» **Exercise task**: Write out all the lines again, precisely as they stand, but without the images.

» **Supplied information**:
* START *

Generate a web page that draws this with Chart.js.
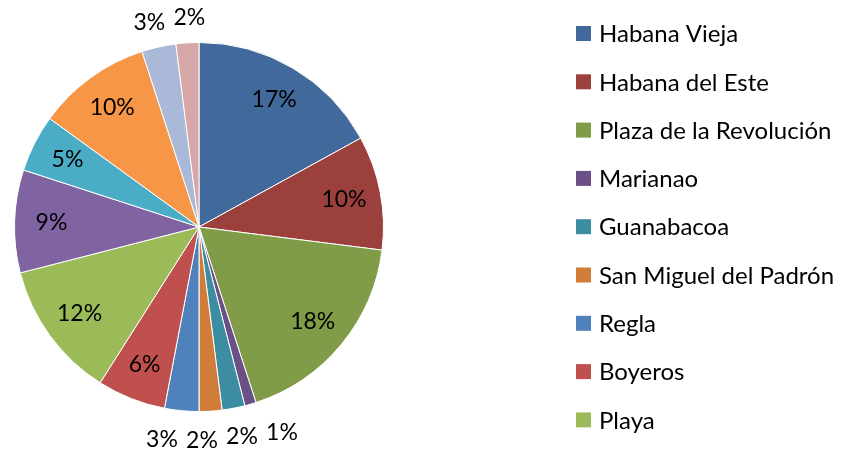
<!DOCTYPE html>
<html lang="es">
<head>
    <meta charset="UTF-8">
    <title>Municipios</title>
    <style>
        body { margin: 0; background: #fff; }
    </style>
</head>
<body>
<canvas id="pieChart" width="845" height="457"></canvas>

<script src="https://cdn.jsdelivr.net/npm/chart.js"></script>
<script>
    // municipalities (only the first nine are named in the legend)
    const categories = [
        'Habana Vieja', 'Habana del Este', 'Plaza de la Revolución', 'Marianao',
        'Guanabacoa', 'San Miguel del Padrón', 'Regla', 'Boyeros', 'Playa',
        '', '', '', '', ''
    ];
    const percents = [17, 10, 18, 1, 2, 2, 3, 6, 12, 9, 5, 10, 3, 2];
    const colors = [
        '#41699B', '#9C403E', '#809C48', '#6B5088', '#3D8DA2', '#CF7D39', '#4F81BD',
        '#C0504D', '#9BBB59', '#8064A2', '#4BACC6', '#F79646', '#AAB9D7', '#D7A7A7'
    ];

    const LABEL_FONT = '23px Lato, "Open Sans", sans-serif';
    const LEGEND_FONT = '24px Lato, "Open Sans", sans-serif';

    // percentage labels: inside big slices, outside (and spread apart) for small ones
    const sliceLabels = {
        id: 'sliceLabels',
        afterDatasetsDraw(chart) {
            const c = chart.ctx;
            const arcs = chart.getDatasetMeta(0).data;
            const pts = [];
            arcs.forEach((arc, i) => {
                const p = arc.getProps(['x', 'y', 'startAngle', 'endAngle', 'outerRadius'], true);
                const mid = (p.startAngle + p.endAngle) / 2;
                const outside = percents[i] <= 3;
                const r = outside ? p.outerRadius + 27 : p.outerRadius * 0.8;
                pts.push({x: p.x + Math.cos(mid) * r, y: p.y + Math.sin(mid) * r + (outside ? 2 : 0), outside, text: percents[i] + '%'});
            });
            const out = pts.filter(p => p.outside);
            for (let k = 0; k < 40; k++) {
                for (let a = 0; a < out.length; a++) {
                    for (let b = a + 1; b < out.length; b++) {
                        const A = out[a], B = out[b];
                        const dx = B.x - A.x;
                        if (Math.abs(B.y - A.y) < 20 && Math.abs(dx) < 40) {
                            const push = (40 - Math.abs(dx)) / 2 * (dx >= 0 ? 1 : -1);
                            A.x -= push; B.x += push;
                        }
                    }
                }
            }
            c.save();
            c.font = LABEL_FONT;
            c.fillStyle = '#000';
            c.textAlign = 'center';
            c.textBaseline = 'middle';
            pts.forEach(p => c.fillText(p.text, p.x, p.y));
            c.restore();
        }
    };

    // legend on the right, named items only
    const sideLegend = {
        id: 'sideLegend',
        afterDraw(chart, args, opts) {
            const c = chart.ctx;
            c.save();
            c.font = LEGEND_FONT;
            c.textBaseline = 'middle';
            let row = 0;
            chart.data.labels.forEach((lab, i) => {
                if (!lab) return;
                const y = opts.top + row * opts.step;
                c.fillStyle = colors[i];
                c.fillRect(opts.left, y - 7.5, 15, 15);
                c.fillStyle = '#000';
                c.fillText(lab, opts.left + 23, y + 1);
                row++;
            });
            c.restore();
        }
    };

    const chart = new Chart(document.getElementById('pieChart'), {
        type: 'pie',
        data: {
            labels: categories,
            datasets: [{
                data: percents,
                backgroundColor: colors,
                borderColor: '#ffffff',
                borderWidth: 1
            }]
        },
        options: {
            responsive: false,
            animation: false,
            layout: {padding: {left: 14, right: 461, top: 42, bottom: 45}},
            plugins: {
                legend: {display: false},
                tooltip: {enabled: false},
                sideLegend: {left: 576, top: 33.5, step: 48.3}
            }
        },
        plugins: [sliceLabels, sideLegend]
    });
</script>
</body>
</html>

* END *

» **Task output**:
Generate a web page that draws this with Chart.js.
<!DOCTYPE html>
<html lang="es">
<head>
    <meta charset="UTF-8">
    <title>Municipios</title>
    <style>
        body { margin: 0; background: #fff; }
    </style>
</head>
<body>
<canvas id="pieChart" width="845" height="457"></canvas>

<script src="https://cdn.jsdelivr.net/npm/chart.js"></script>
<script>
    // municipalities (only the first nine are named in the legend)
    const categories = [
        'Habana Vieja', 'Habana del Este', 'Plaza de la Revolución', 'Marianao',
        'Guanabacoa', 'San Miguel del Padrón', 'Regla', 'Boyeros', 'Playa',
        '', '', '', '', ''
    ];
    const percents = [17, 10, 18, 1, 2, 2, 3, 6, 12, 9, 5, 10, 3, 2];
    const colors = [
        '#41699B', '#9C403E', '#809C48', '#6B5088', '#3D8DA2', '#CF7D39', '#4F81BD',
        '#C0504D', '#9BBB59', '#8064A2', '#4BACC6', '#F79646', '#AAB9D7', '#D7A7A7'
    ];

    const LABEL_FONT = '23px Lato, "Open Sans", sans-serif';
    const LEGEND_FONT = '24px Lato, "Open Sans", sans-serif';

    // percentage labels: inside big slices, outside (and spread apart) for small ones
    const sliceLabels = {
        id: 'sliceLabels',
        afterDatasetsDraw(chart) {
            const c = chart.ctx;
            const arcs = chart.getDatasetMeta(0).data;
            const pts = [];
            arcs.forEach((arc, i) => {
                const p = arc.getProps(['x', 'y', 'startAngle', 'endAngle', 'outerRadius'], true);
                const mid = (p.startAngle + p.endAngle) / 2;
                const outside = percents[i] <= 3;
                const r = outside ? p.outerRadius + 27 : p.outerRadius * 0.8;
                pts.push({x: p.x + Math.cos(mid) * r, y: p.y + Math.sin(mid) * r + (outside ? 2 : 0), outside, text: percents[i] + '%'});
            });
            const out = pts.filter(p => p.outside);
            for (let k = 0; k < 40; k++) {
                for (let a = 0; a < out.length; a++) {
                    for (let b = a + 1; b < out.length; b++) {
                        const A = out[a], B = out[b];
                        const dx = B.x - A.x;
                        if (Math.abs(B.y - A.y) < 20 && Math.abs(dx) < 40) {
                            const push = (40 - Math.abs(dx)) / 2 * (dx >= 0 ? 1 : -1);
                            A.x -= push; B.x += push;
                        }
                    }
                }
            }
            c.save();
            c.font = LABEL_FONT;
            c.fillStyle = '#000';
            c.textAlign = 'center';
            c.textBaseline = 'middle';
            pts.forEach(p => c.fillText(p.text, p.x, p.y));
            c.restore();
        }
    };

    // legend on the right, named items only
    const sideLegend = {
        id: 'sideLegend',
        afterDraw(chart, args, opts) {
            const c = chart.ctx;
            c.save();
            c.font = LEGEND_FONT;
            c.textBaseline = 'middle';
            let row = 0;
            chart.data.labels.forEach((lab, i) => {
                if (!lab) return;
                const y = opts.top + row * opts.step;
                c.fillStyle = colors[i];
                c.fillRect(opts.left, y - 7.5, 15, 15);
                c.fillStyle = '#000';
                c.fillText(lab, opts.left + 23, y + 1);
                row++;
            });
            c.restore();
        }
    };

    const chart = new Chart(document.getElementById('pieChart'), {
        type: 'pie',
        data: {
            labels: categories,
            datasets: [{
                data: percents,
                backgroundColor: colors,
                borderColor: '#ffffff',
                borderWidth: 1
            }]
        },
        options: {
            responsive: false,
            animation: false,
            layout: {padding: {left: 14, right: 461, top: 42, bottom: 45}},
            plugins: {
                legend: {display: false},
                tooltip: {enabled: false},
                sideLegend: {left: 576, top: 33.5, step: 48.3}
            }
        },
        plugins: [sliceLabels, sideLegend]
    });
</script>
</body>
</html>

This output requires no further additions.